En Budapest, la caritativa con las monjas de Madre Teresa enseña la necesidad de ser salvados.

El verano pasado, las monjas de Madre Teresa me contaron haber “descubierto” un hospital para los sintecho, donde llevaban para los cuidados de emergencia a las personas que las ambulancias habían recogido por la calle, desmayadas o moribundas. Allí habían encontrado un viejo conocido suyo, Andras, ex-jefe gitano ya tocado por los años y por el consumo masivo de alcohol y tabaco, que desde algún tiempo había desaparecido de la calle, y por tanto de su radar. En aquel momento, estaba buscando nuevas posibilidades de caritativa para proponerlas a nuestros jóvenes, así que me mostré interesado y pedí a las monjas poderlas acompañar para ver de qué se trataba.

Así, el sábado siguiente fuimos juntos a ver a Andras. A la entrada del hospital, un viejo edificio al lado del ferrocarril re-acondicionado por el Ayuntamiento, nos encontramos a un gran número de pacientes en silla de ruedas que han salido a tomar el aire. Me impacta enseguida la cantidad de personas con las extremidades amputadas por las congelaciones o la diabetes. Para subir al tercer piso, donde está ingresado Andras, empleamos un montón de tiempo porque las hermanas se paran a saludar a todos y a conocer gente nueva. Se miran alrededor con los ojos brillantes y entusiastas, parecen personas golosas en una pasteleria, adolescentes que hacen compras en las calles de la moda: solo que la fuente de su alegría, en este mar de humanidad herida por la miseria y la marginación, es la presencia reconocida y amada de Cristo sufriente. Encontramos después a Andras, que nos cuenta de sus tres esposas y de sus tatuajes. Las monjas lo miman como a un niño, le cortan las uñas, lo llevan a pasear en el patio y le compran cigarrillos de su marca preferida. Desde entonces, cada vez que lo vamos a ver, yo también le llevo un paquete de cigarrillos. Rezamos juntos. Siempre está contento de vernos.

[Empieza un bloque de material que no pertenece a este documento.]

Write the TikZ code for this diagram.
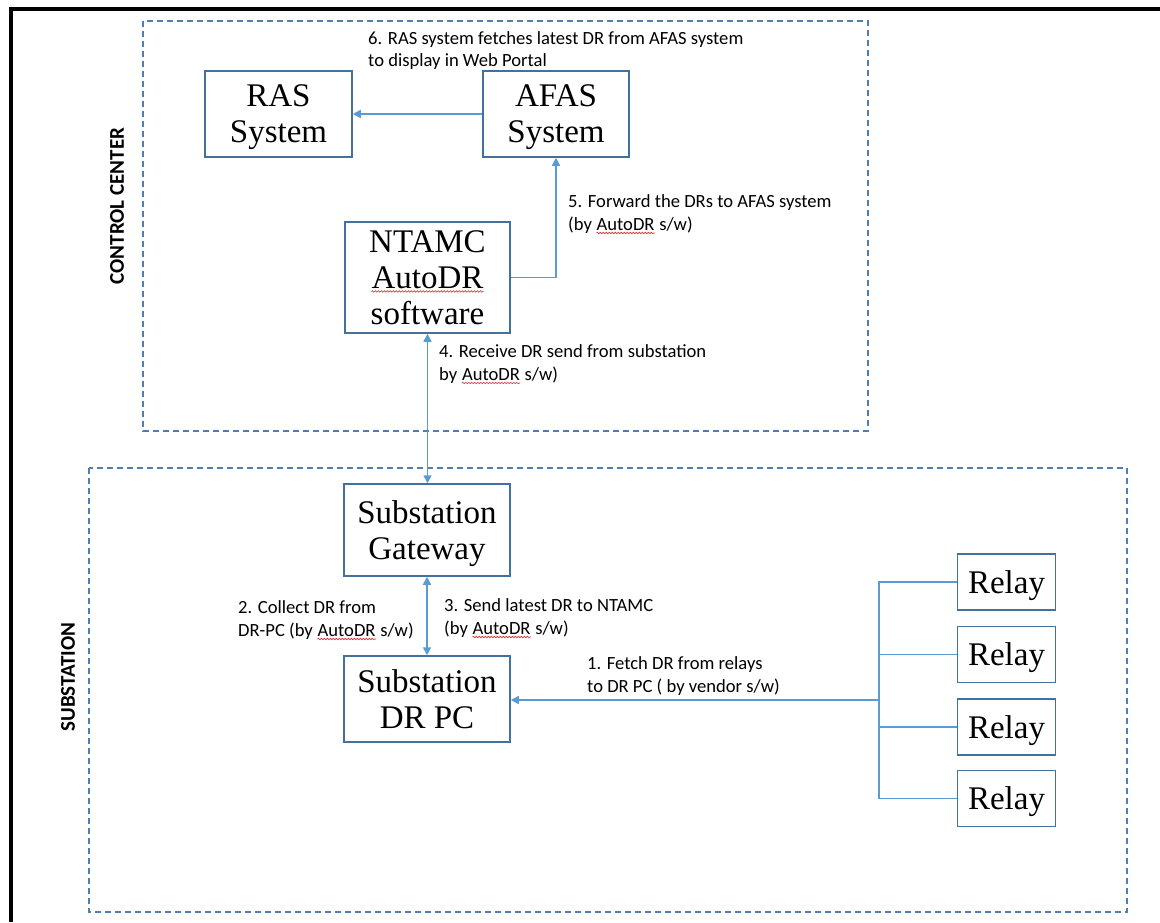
\documentclass[tikz,border=0pt]{standalone}
\usepackage{fontspec}
\setmainfont{Liberation Serif}
\newfontfamily\lblfont{Carlito}
\usetikzlibrary{arrows.meta,decorations.pathmorphing}
\definecolor{boxblue}{HTML}{41719C}
\definecolor{lineblue}{HTML}{5B9BD5}
\definecolor{dashblue}{HTML}{4F7FB0}
\definecolor{squigred}{HTML}{E03030}
\newcommand\sqw[1]{\tikz[baseline=(w.base)]{\node[inner sep=0pt,anchor=base,draw=none,minimum width=0pt,minimum height=0pt,text depth=] (w) {#1};
  \draw[squigred,line width=0.6pt,decorate,decoration={snake,amplitude=0.8pt,segment length=3pt}] ([yshift=-3pt]w.base west) -- ([yshift=-3pt]w.base east);}}
\begin{document}
\begin{tikzpicture}[x=1pt,y=-1pt,
  sysbox/.style={draw=boxblue,line width=1.5pt,align=center,inner sep=0pt,text depth=0pt,font=\fontsize{33}{36}\selectfont},
  lbl/.style={anchor=base west,align=left,inner sep=0pt,font=\lblfont\fontsize{18.6}{22.7}\selectfont},
  conn/.style={draw=lineblue,line width=1.6pt},
  tip/.style={-{Triangle[length=8pt,width=8pt]}},
  both/.style={{Triangle[length=8pt,width=8pt]}-{Triangle[length=8pt,width=8pt]}},
  region/.style={draw=dashblue,line width=1.2pt,dash pattern=on 6pt off 4pt},
  side/.style={font=\lblfont\bfseries\fontsize{21}{24}\selectfont,rotate=90,inner sep=0pt}]
\useasboundingbox (0,0) rectangle (1160,922);
\fill[white] (0,0) rectangle (1160,922);
% outer black frame
\draw[black,line width=4pt] (11,922) -- (11,9) -- (1160,9);
% regions
\draw[region] (143,21) rectangle (868,431);
\draw[region] (89,468) rectangle (1127,912);
\node[side] (cc) at (117,206) {CONTROL CENTER};
\node[side] (ss) at (68,677) {SUBSTATION};
% boxes
\node[sysbox,minimum width=147pt,minimum height=86pt] (ras) at (278.5,114) {RAS\\System};
\node[sysbox,minimum width=146pt,minimum height=86pt] (afas) at (556,114) {AFAS\\System};
\node[sysbox,minimum width=165pt,minimum height=111pt] (ntamc) at (427.5,277.5) {NTAMC\\\sqw{AutoDR}\\software};
\node[sysbox,minimum width=166pt,minimum height=92pt] (gw) at (427,530) {Substation\\Gateway};
\node[sysbox,minimum width=166pt,minimum height=86pt] (drpc) at (427,699) {Substation\\DR PC};
\node[sysbox,minimum width=98pt,minimum height=56pt] (r1) at (1006.5,582) {Relay};
\node[sysbox,minimum width=98pt,minimum height=56pt] (r2) at (1006.5,654.5) {Relay};
\node[sysbox,minimum width=98pt,minimum height=56pt] (r3) at (1006.5,727) {Relay};
\node[sysbox,minimum width=98pt,minimum height=56pt] (r4) at (1006.5,798.5) {Relay};
% connectors
\draw[conn,tip] (afas.west) -- (ras.east);
\draw[conn,tip] (ntamc.east) -| (afas.south);
\draw[conn,both] (ntamc.south) -- (gw.north -| ntamc.south);
\draw[conn,both] (gw.south) -- (drpc.north);
\coordinate (bus) at (879,700);
\draw[conn] (r1.west) -| (bus);
\draw[conn] (r4.west) -| (bus);
\draw[conn] (r2.west) -- (r2.west -| bus);
\draw[conn] (r3.west) -- (r3.west -| bus);
\draw[conn,tip] (bus) -- (drpc.east |- bus);
% labels (anchor = baseline of the last line)
\node[lbl] (l6) at (368,66.7) {6. RAS system fetches latest DR from AFAS system\\to display in Web Portal};
\node[lbl] (l5) at (568,230) {5. Forward the DRs to AFAS system\\(by \sqw{AutoDR} s/w)};
\node[lbl] (l4) at (439,380) {4. Receive DR send from substation\\by \sqw{AutoDR} s/w)};
\node[lbl] (l2) at (238,636) {2. Collect DR from\\DR-PC (by \sqw{AutoDR} s/w)};
\node[lbl] (l3) at (444,634) {3. Send latest DR to NTAMC\\(by \sqw{AutoDR} s/w)};
\node[lbl] (l1) at (587,692) {1. Fetch DR from relays\\to DR PC ( by vendor s/w)};
\end{tikzpicture}
\end{document}
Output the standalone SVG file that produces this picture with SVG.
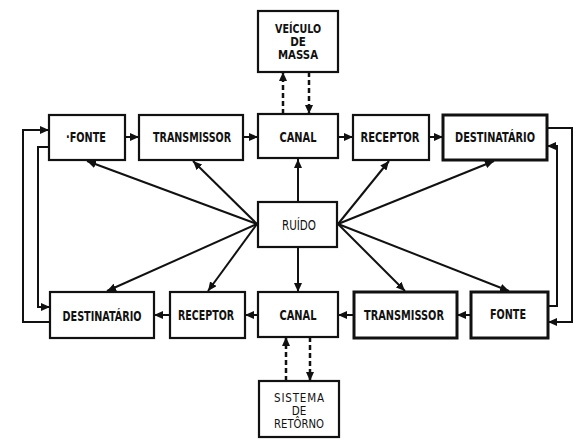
<svg xmlns="http://www.w3.org/2000/svg" width="585" height="443" viewBox="0 0 585 443">
<defs>
<marker id="ah" markerUnits="userSpaceOnUse" markerWidth="10" markerHeight="8" refX="9" refY="4" orient="auto">
<path d="M0,0 L9,4 L0,8 Z" fill="#111"/>
</marker>
<style>
.box{fill:#fff;stroke:#111;stroke-width:2.2}
.thick{stroke-width:3}
.t{font-family:"Liberation Sans Narrow","DejaVu Sans Condensed","Liberation Sans",sans-serif;font-size:14px;font-weight:bold;fill:#111;text-anchor:middle}
.m{font-size:11.5px}
.r{font-weight:normal}
.ln{fill:none;stroke:#111;stroke-width:2}
.dash{fill:none;stroke:#111;stroke-width:2.5;stroke-dasharray:5 3}
</style>
</defs>
<rect width="585" height="443" fill="#fff"/>
<g id="connectors">
<line class="ln" x1="125" y1="137" x2="139" y2="137" marker-end="url(#ah)"/>
<line class="ln" x1="243" y1="137" x2="258" y2="137" marker-end="url(#ah)"/>
<line class="ln" x1="338" y1="137" x2="353" y2="137" marker-end="url(#ah)"/>
<line class="ln" x1="429" y1="137" x2="443" y2="137" marker-end="url(#ah)"/>
<line class="ln" x1="471" y1="315" x2="457" y2="315" marker-end="url(#ah)"/>
<line class="ln" x1="354" y1="315" x2="338" y2="315" marker-end="url(#ah)"/>
<line class="ln" x1="258" y1="315" x2="245" y2="315" marker-end="url(#ah)"/>
<line class="ln" x1="170" y1="315" x2="154" y2="315" marker-end="url(#ah)"/>
<polyline class="ln" points="50,322 23,322 23,130 49,130" marker-end="url(#ah)"/>
<polyline class="ln" points="49,147 38,147 38,307 50,307" marker-end="url(#ah)"/>
<polyline class="ln" points="547,128 572,128 572,322 548,322" marker-end="url(#ah)"/>
<polyline class="ln" points="548,306 557,306 557,146 547,146" marker-end="url(#ah)"/>
<line class="dash" x1="283" y1="114" x2="283" y2="72" marker-end="url(#ah)"/>
<line class="dash" x1="309" y1="72" x2="309" y2="114" marker-end="url(#ah)"/>
<line class="dash" x1="286" y1="381" x2="286" y2="337" marker-end="url(#ah)"/>
<line class="dash" x1="310" y1="337" x2="310" y2="381" marker-end="url(#ah)"/>
<line class="ln" x1="298" y1="202" x2="298" y2="159" marker-end="url(#ah)"/>
<line class="ln" x1="298" y1="247" x2="298" y2="292" marker-end="url(#ah)"/>
<line class="ln" x1="257" y1="224" x2="87" y2="161" marker-end="url(#ah)"/>
<line class="ln" x1="257" y1="224" x2="193" y2="161" marker-end="url(#ah)"/>
<line class="ln" x1="257" y1="224" x2="107" y2="291" marker-end="url(#ah)"/>
<line class="ln" x1="257" y1="224" x2="208" y2="291" marker-end="url(#ah)"/>
<line class="ln" x1="338" y1="224" x2="389" y2="161" marker-end="url(#ah)"/>
<line class="ln" x1="338" y1="224" x2="494" y2="161" marker-end="url(#ah)" stroke-width="2.5"/>
<line class="ln" x1="338" y1="224" x2="405" y2="291" marker-end="url(#ah)"/>
<line class="ln" x1="338" y1="224" x2="509" y2="291" marker-end="url(#ah)" stroke-width="2.5"/>
</g>
<g id="veiculo">
<rect class="box" x="258" y="11" width="80" height="61"/>
<text class="t m" x="298" y="33" textLength="46" lengthAdjust="spacingAndGlyphs">VEÍCULO</text>
<text class="t m" x="298" y="46">DE</text>
<text class="t m" x="298" y="59" textLength="40" lengthAdjust="spacingAndGlyphs">MASSA</text>
</g>
<g id="fonte1">
<rect class="box" x="49" y="115" width="76" height="45"/>
<text class="t" x="86" y="142" textLength="40" lengthAdjust="spacingAndGlyphs">·FONTE</text>
</g>
<g id="transmissor1">
<rect class="box" x="139" y="115" width="104" height="45"/>
<text class="t" x="192" y="142" textLength="78" lengthAdjust="spacingAndGlyphs">TRANSMISSOR</text>
</g>
<g id="canal1">
<rect class="box" x="258" y="114" width="80" height="44"/>
<text class="t" x="298" y="142" textLength="37" lengthAdjust="spacingAndGlyphs">CANAL</text>
</g>
<g id="receptor1">
<rect class="box" x="353" y="115" width="76" height="45"/>
<text class="t" x="390" y="142" textLength="59" lengthAdjust="spacingAndGlyphs">RECEPTOR</text>
</g>
<g id="destinatario1">
<rect class="box thick" x="443" y="115" width="104" height="45"/>
<text class="t" x="495" y="142" textLength="80" lengthAdjust="spacingAndGlyphs">DESTINATÁRIO</text>
</g>
<g id="ruido">
<rect class="box" x="258" y="202" width="79" height="45"/>
<text class="t r" x="299" y="230" textLength="34" lengthAdjust="spacingAndGlyphs">RUÍDO</text>
</g>
<g id="destinatario2">
<rect class="box" x="50" y="292" width="104" height="46"/>
<text class="t" x="102" y="321" textLength="79" lengthAdjust="spacingAndGlyphs">DESTINATÁRIO</text>
</g>
<g id="receptor2">
<rect class="box" x="170" y="292" width="75" height="46"/>
<text class="t" x="206" y="320" textLength="56" lengthAdjust="spacingAndGlyphs">RECEPTOR</text>
</g>
<g id="canal2">
<rect class="box" x="258" y="292" width="80" height="45"/>
<text class="t" x="298" y="320" textLength="37" lengthAdjust="spacingAndGlyphs">CANAL</text>
</g>
<g id="transmissor2">
<rect class="box thick" x="354" y="292" width="103" height="46"/>
<text class="t" x="404" y="320" textLength="80" lengthAdjust="spacingAndGlyphs">TRANSMISSOR</text>
</g>
<g id="fonte2">
<rect class="box thick" x="471" y="292" width="77" height="46"/>
<text class="t" x="508" y="319" textLength="36" lengthAdjust="spacingAndGlyphs">FONTE</text>
</g>
<g id="sistema">
<rect class="box" x="259" y="381" width="80" height="56"/>
<text class="t m r" x="299" y="402" textLength="50" lengthAdjust="spacing">SISTEMA</text>
<text class="t m r" x="299" y="415">DE</text>
<text class="t m r" x="299" y="428" textLength="50" lengthAdjust="spacingAndGlyphs">RETÔRNO</text>
</g>
</svg>
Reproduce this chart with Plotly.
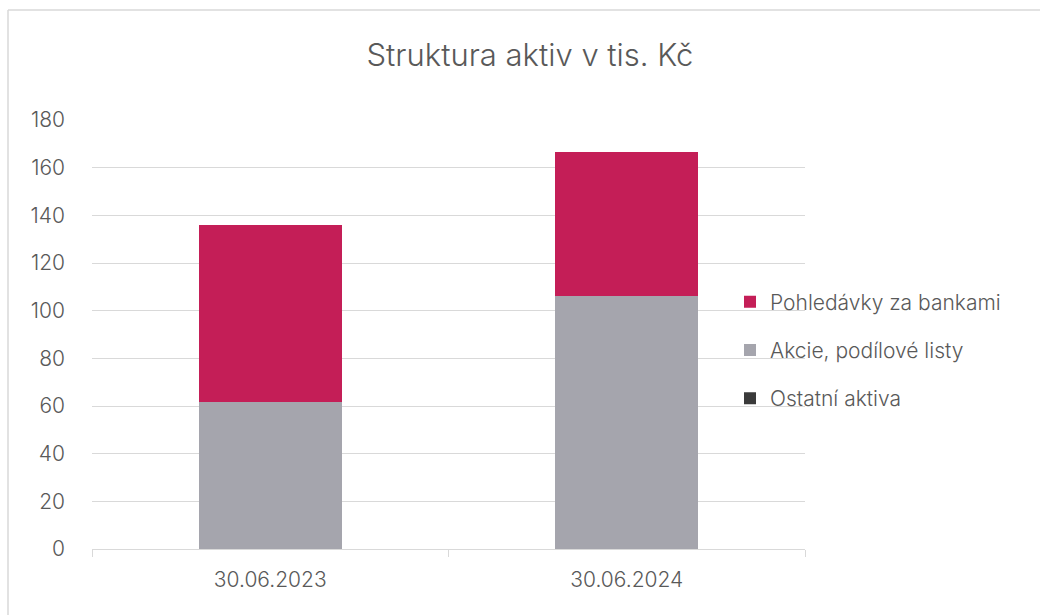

En otoño, el buen diácono Michele, un grupo de amigos del movimiento y yo hemos empezado a ir regularmente a caritativa en el hospital de los sintecho. Al comienzo ibamos a ver a Andras y sus compañeros de habitación, después hempos conocido otros pacientes del pabellón y ahora cada domingo visitamos una docena de enfermos. Llevamos algún dulce y nos paramos a charlar con ellos. Marika me ha pedido una biblia, otros han querido confesarse y recibir la Eucaristía. Zoltan, que lleva ciento setenta lanzamientos en paracaídas, se conmovió cuando le hicimos escuchar la música de My fair lady, un viejo musical de losaños sesenta que recordaba con nostalgia. Me impresiona siempre la abertura de estas personas. Cuando están lejos del alcohol, manifiestan una gran humildad, sencillez y el deseo de estar con nosotros. Abandonados y rechazados por todos, están visiblemente agradecidos de ser mirados y tratados como personas. Realmente los mendigos son nuestro maestros en aceptar y acoger la necesidad que tenemosde ser salvados, de ser mirados no según los innumerables fallos, la heridas de nuestra vida si no con el amor infinito de Cristo que, sufriente y rechazado, se identifica con ellos. Como nos han enseñado las Misioneras de la Caridad, esta mirada puede nacer solo de la contemplación. Así también nosotros, cada domingo, intentamos vivir un afecto nuevo, que nace de la fe y no de los criterios del mundo, agradecidos por la existencia de estos hermanos nuestros que encontramos hoy y que deseamos abrazar, cuando llegará el fin, en la casa del Padre.

 

Alessandro Caprioli es vicario de Krisztus Kiraly y capellán de la Facultad de Derecho de la Universidad Católica en Budapest, Hungría. En la imagen, durante un Vía Crucis junto con jóvenes.